As the article now stands, it is mostly unintelligible gibberish, meaningless abstraction. Take this pair of sentences: “It is important to remember that, for Tillich, no formulation of the question [a question that the method of correlation answers] can contradict the theological answer. This is because the Christian message claims, a priori, that the logos ‘who became flesh’ is also the universal logos of the Greeks.” Don’t you see the non sequitur? How does either (a) identifying the Greek Logos with God or (b) having God become incarnated as a man make it impossible for a question to contradict a theological answer, assuming contradiction really is impossible? Taken literally, those are two unrelated assertions. The author is claiming, thoughtlessly and without comprehension (just paraphrasing what either McKelway or Tillich said), that if God is not or was not also the Logos, or else was not incarnated, a question COULD contradict the theological answer.
The author pretends to explain but clearly doesn’t understand what Tillich means in the two sentences, taken from another source, that he paraphrases. He is taking the words literally, whereas they have no literal meaning. What does it mean for a question to contradict its answer? How does God’s being the Logos prevent such contradiction? Taken literally, the words are unadulterated nonsense. Tillich is using his private symbolic language. To those who understand this symbolic language, the sentences do make sense. But I challenge the author (and his friends) to explain, by giving a nontheological example of a Q and its A, (1) what it means for a question to “contradict” an answer and (2) how, if “the Logos became flesh” (Jn. 1:14), does it become impossible for a question to contradict an answer. Not even the author can explain either (1) or (2), so what we have is nonsense, gibberish. (Only those who know what “question” and “answer” symbolize, what “contradict” means in this context, and why “Jesus as the Christ” must be “the norm,” can turn nonsense into sense.) —Preceding unsigned comment added by Saul Tillich (talk • contribs) 02:22, 11 March 2008 (UTC)

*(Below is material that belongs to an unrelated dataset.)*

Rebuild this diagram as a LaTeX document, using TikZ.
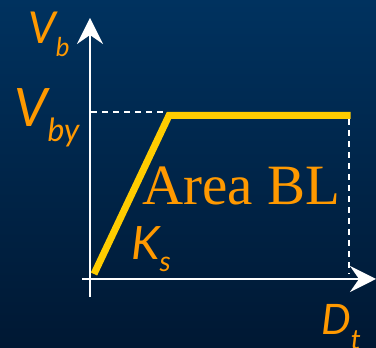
\documentclass[tikz,border=0pt]{standalone}
\usepackage{fontspec}
\usepackage{tikz}
\usetikzlibrary{arrows.meta,positioning}
\newfontfamily\labfont{Lato}
\newfontfamily\areafont{Liberation Serif}
\definecolor{bgtop}{HTML}{00325F}
\definecolor{bgbot}{HTML}{001833}
\definecolor{curve}{HTML}{FFCC00}
\definecolor{lab}{HTML}{FF9900}
\newcommand{\fsz}[1]{\fontsize{#1}{#1}\selectfont}
\tikzset{
  axis/.style={draw=white, line width=2pt,
               -{Stealth[length=26pt,width=26pt,inset=9pt]}},
  guide/.style={draw=white, line width=1.5pt, dash pattern=on 6pt off 5pt},
  bilin/.style={draw=curve, line width=7pt, line join=miter},
  axlabel/.style={text=lab, inner sep=0pt, anchor=base west,
                  font=\labfont\itshape}
}
\begin{document}
\begin{tikzpicture}[x=1pt,y=1pt]
        \shade[top color=bgtop,bottom color=bgbot] (0,0) rectangle (376,348);
        \useasboundingbox (0,0) rectangle (376,348);
        % axes
        \coordinate (ybot) at (90,51);
        \coordinate (ytop) at (90,330);
        \coordinate (xleft) at (82,69);
        \coordinate (xright) at (376,69);
        \draw[axis] (ybot) -- (ytop);
        \draw[axis] (xleft) -- (xright);
        % bilinear curve
        \coordinate (org) at (94,74);
        \coordinate (yld) at (169,232.5);
        \coordinate (fin) at (350.5,232.5);
        \coordinate (vby) at (91,236);
        \coordinate (vbyend) at (165,236);
        \coordinate (dtop) at (349,229);
        \coordinate (dbot) at (349,74);
        \draw[guide] (vby) -- (vbyend);
        \draw[guide] (dtop) -- (dbot);
        \draw[bilin] (org) -- (yld) -- (fin);
        % labels
        \node[axlabel] (vb) at (28,304) {\fsz{44}V\raisebox{-13pt}{\fsz{26}b}};
        \node[axlabel] (vbylab) at (14,221) {\fsz{53}V\raisebox{-15pt}{\fsz{32}by}};
        \node[axlabel] (ks) at (131,88) {\fsz{46}K\raisebox{-12pt}{\fsz{28}s}};
        \node[axlabel] (dt) at (321,13) {\fsz{42}D\raisebox{-15pt}{\fsz{28}t}};
        \node[text=lab, inner sep=0pt, anchor=base west, font=\areafont\fsz{57}] (area) at (142,143) {Area BL};
      \end{tikzpicture}
\end{document}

- I was trying to be concise when I wrote the section, so some important aspects I only briefly touched on which would actually require much more explanation. The statement "no formulation of the question can contradict the answer" has to do with Tillich's view (explicitly stated somewhere in the intro to ST) that the theological answer can and must be reformulated in light of new formulations of the existential questions. This is his philosophical honesty at work, and he can claim to be constantly true the Christian message throughout this modification of the theological answer because, as he claims, the logos of Christianity is identical with the Greek logos. Why does this latter claim support the former? Because if the two logos are the same then any reformulation of the philosophical logos will, a priori, be compatible with the Christian logos (so long as it remains true to the norm). And they are the same in the first place because Christianity uses the Greek terminology from the get-go. The reasoning does involve this basic assumption, that on a deeper structural level the the question and answer involve the same principle or truth, one universal and the other concrete. Jonalexdeval (talk) 20:19, 11 March 2008 (UTC)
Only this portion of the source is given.